* Start Information shown *

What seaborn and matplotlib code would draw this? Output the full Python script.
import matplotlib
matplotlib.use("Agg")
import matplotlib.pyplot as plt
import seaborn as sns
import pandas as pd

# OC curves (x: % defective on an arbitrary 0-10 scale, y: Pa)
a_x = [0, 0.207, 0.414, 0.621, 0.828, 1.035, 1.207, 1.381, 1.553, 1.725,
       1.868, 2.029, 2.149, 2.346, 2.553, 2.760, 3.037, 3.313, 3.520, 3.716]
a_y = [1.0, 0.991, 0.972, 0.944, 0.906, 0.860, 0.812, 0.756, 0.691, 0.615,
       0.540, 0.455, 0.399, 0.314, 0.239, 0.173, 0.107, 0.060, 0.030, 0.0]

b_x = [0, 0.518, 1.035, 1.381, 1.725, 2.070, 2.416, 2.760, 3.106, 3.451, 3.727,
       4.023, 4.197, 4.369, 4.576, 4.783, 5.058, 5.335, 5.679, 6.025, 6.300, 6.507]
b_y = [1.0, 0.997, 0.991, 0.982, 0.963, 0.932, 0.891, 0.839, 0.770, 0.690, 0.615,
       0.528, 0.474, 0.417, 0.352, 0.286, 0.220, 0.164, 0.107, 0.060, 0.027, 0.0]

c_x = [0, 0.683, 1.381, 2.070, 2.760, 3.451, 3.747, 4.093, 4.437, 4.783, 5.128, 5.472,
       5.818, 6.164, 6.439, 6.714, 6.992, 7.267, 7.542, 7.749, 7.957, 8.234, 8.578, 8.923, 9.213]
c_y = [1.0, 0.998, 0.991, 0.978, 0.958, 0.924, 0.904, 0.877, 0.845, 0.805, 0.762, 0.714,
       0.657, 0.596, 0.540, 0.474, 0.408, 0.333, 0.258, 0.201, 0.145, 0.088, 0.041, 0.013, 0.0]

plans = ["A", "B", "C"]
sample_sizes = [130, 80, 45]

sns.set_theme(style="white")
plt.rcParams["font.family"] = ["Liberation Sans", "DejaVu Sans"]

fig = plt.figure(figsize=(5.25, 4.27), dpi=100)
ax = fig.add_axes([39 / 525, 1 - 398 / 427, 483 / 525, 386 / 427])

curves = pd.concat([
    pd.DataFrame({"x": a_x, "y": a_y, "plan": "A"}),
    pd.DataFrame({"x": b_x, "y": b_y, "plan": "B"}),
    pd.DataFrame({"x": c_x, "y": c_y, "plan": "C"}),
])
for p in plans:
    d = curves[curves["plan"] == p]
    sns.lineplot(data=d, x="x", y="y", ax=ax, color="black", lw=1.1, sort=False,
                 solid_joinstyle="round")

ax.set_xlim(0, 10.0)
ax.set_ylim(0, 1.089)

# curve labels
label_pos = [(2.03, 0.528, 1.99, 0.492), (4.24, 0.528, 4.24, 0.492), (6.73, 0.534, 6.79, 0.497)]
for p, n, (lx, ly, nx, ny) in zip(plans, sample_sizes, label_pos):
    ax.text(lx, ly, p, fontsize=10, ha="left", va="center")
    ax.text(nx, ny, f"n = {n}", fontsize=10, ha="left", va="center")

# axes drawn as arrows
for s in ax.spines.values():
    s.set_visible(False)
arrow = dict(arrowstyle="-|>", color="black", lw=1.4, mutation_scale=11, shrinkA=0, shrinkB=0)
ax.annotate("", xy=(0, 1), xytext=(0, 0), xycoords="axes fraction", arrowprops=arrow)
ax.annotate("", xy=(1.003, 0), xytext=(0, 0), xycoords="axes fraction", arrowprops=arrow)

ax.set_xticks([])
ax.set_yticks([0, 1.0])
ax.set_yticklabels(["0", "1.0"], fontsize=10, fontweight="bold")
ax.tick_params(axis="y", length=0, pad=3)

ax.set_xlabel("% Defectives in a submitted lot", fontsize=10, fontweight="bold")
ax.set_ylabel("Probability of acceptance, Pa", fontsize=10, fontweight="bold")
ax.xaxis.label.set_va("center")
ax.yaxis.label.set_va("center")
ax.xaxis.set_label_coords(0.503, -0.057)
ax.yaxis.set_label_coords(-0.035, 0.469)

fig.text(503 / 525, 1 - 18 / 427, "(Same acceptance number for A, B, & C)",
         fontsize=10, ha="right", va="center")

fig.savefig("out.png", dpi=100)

* End Information shown *
* Start Information shown *

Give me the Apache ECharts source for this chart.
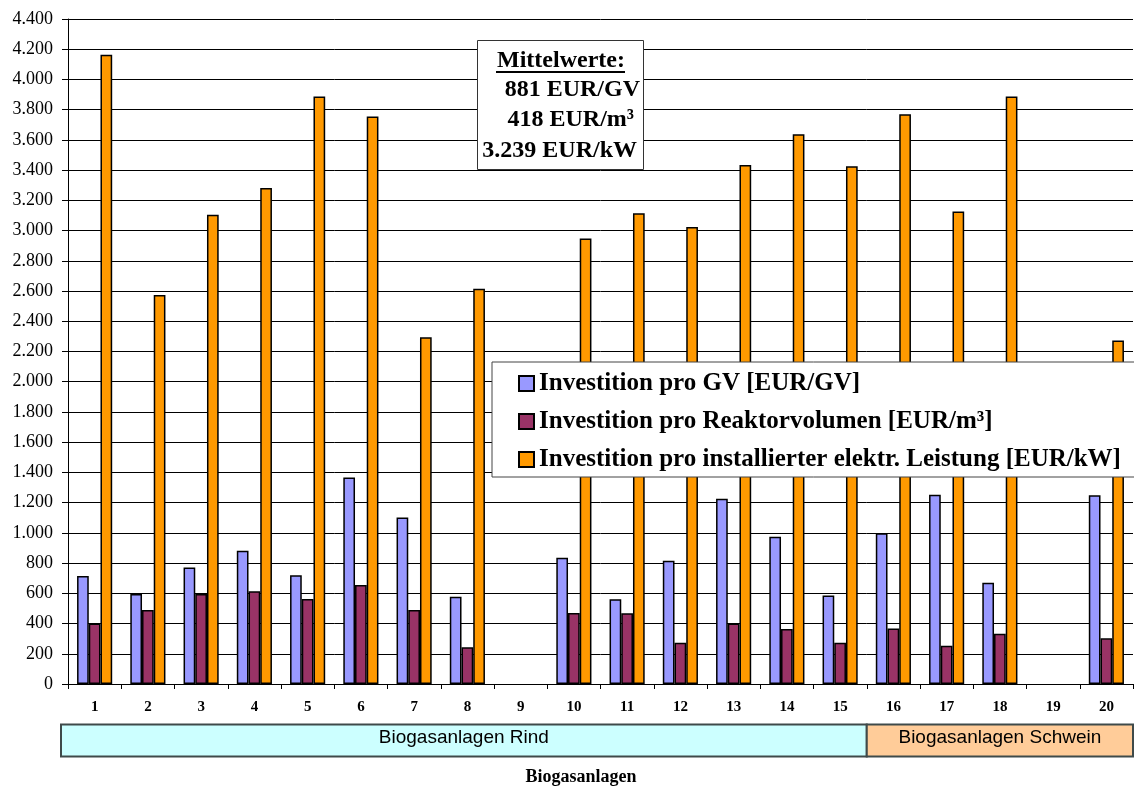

* End Information shown *

* Task: Transcribe the lines above from the one with "What seaborn and" through the one with "0.060, 0.030, 0.0]". Include both ends and leave out every other line.

* Task output:
What seaborn and matplotlib code would draw this? Output the full Python script.
import matplotlib
matplotlib.use("Agg")
import matplotlib.pyplot as plt
import seaborn as sns
import pandas as pd

# OC curves (x: % defective on an arbitrary 0-10 scale, y: Pa)
a_x = [0, 0.207, 0.414, 0.621, 0.828, 1.035, 1.207, 1.381, 1.553, 1.725,
       1.868, 2.029, 2.149, 2.346, 2.553, 2.760, 3.037, 3.313, 3.520, 3.716]
a_y = [1.0, 0.991, 0.972, 0.944, 0.906, 0.860, 0.812, 0.756, 0.691, 0.615,
       0.540, 0.455, 0.399, 0.314, 0.239, 0.173, 0.107, 0.060, 0.030, 0.0]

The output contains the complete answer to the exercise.